To understand the controversy, it helps to know a little about Mr. Bedell, who, in 18 years at the helm of Romulus schools, has earned the reputation of a public-policy maverick.

That was how he approached the 1995 school choice law that let students attend any school within their intermediate district. Such districts roughly follow county borders. Mr. Bedell found nothing in the law to stop him from making a profit for his schools by bringing his district to Detroit; both are in Wayne County.

“We were not going to save Detroit, but we could help our kids by making money on it,” he said.

Detroit school officials disagreed with the Romulus interpretation, and asked a state court to close Baron’s Academy last fall.

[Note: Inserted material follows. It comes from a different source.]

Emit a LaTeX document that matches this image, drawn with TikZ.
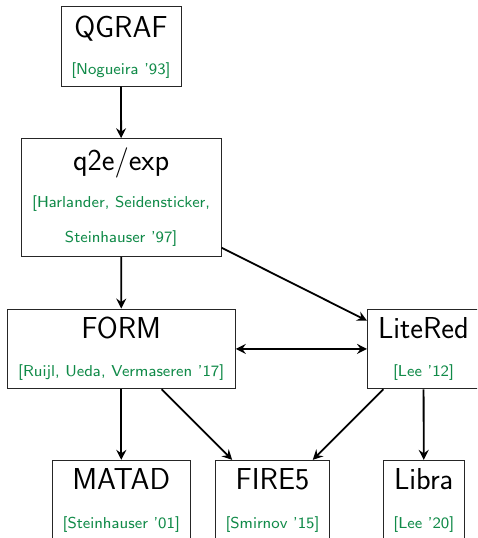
\documentclass[tikz,border=0pt]{standalone}
\usetikzlibrary{arrows.meta}
\definecolor{citegreen}{RGB}{16,138,72}
\font\ttlfnt=cmss17 at 30.3pt
\font\citfnt=cmss8 at 15.8pt
\tikzset{
  box/.style={draw=black!85, line width=1pt, rectangle, inner sep=0pt},
  ttl/.style={anchor=base, inner sep=0pt, font=\ttlfnt},
  cit/.style={anchor=base, inner sep=0pt, text=citegreen, font=\citfnt},
  arr/.style={line width=1.8pt, -{Stealth[length=10pt,width=10pt,inset=3.5pt]}},
  darr/.style={line width=1.8pt, {Stealth[length=10pt,width=10pt,inset=3.5pt]}-{Stealth[length=10pt,width=10pt,inset=3.5pt]}}
}
\begin{document}
\begin{tikzpicture}[x=1pt,y=-1pt]
\useasboundingbox (0,0) rectangle (477,538);
\clip (0,0) rectangle (477,538);
% boxes
\node[box, minimum width=120pt, minimum height=80pt] (qgraf) at (121,46) {};
\node[box, minimum width=199.7pt, minimum height=117.6pt] (q2e) at (121.2,197.5) {};
\node[box, minimum width=228pt, minimum height=79.7pt] (form) at (121.3,348.9) {};
\node[box, minimum width=112pt, minimum height=79.7pt] (litered) at (423.5,348.9) {};
\node[box, minimum width=138pt, minimum height=79.7pt] (matad) at (121.3,500.2) {};
\node[box, minimum width=114.4pt, minimum height=79.7pt] (fire) at (272.5,500.2) {};
\node[box, minimum width=81pt, minimum height=79.7pt] (libra) at (423.8,500.2) {};
% texts
\node[ttl] (qgraf-t) at (121,37.7) {QGRAF};
\node[cit] (qgraf-c) at (121,74) {[Nogueira '93]};
\node[ttl] (q2e-t) at (121.2,170.7) {q2e/exp};
\node[cit] (q2e-c1) at (121.2,207) {[Harlander, Seidensticker,};
\node[cit] (q2e-c2) at (121.2,242.7) {Steinhauser '97]};
\node[ttl] (form-t) at (121.3,338.3) {FORM};
\node[cit] (form-c) at (121.3,376) {[Ruijl, Ueda, Vermaseren '17]};
\node[ttl] (litered-t) at (423.5,338.3) {LiteRed};
\node[cit] (litered-c) at (423.5,376) {[Lee '12]};
\node[ttl] (matad-t) at (121.3,489.3) {MATAD};
\node[cit] (matad-c) at (121.3,528.3) {[Steinhauser '01]};
\node[ttl] (fire-t) at (272.5,489.3) {FIRE5};
\node[cit] (fire-c) at (272.5,528.3) {[Smirnov '15]};
\node[ttl] (libra-t) at (423.8,489.3) {Libra};
\node[cit] (libra-c) at (423.8,528.3) {[Lee '20]};
% connectors
\draw[arr] (qgraf) -- (q2e);
\draw[arr] (q2e) -- (form);
\draw[arr] (q2e) -- (litered);
\draw[darr] (form) -- (litered);
\draw[arr] (form) -- (matad);
\draw[arr] (form) -- (fire);
\draw[arr] (litered) -- (fire);
\draw[arr] (litered) -- (libra);
\end{tikzpicture}
\end{document}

“It’s an excursion into urban education by a suburban school district for all the wrong reasons--to make money,” Mr. Carter, the deputy Detroit superintendent, said.

A judge ruled in Romulus’ favor in January. The Detroit schools are appealing the decision.

Student Perspective

For all the rhetoric and legal challenges, little public attention has been paid to the students who are taking classes in the renovated six-story former Detroit Business Institute building.

Mr. Bakama said those students are defying huge odds by returning to school after falling through the cracks. And about 70 could graduate with high school diplomas and trade certificates in June, he said.

D’Ariagnian Jones, 19, dropped out of the Detroit schools three years ago but now attends Baron’s Academy. “I didn’t think I was going to be back in school,” he said.

But the low attendance at the school is hard to overlook. Romulus has received $3.5 million in state aid this year and continues to get paid.

On a recent day, Cynthia Laine’s well-appointed computer-training class had only two students, though 72 were enrolled. Just 11 have turned in work this semester.

Taking a break in the class, 19-year-old Kenisha Colman said the school gave her a new start after she dropped out of school two years ago. “I ain’t no dropout because I came back,” she said. “There isn’t anything wrong with this school. It’s my last chance.”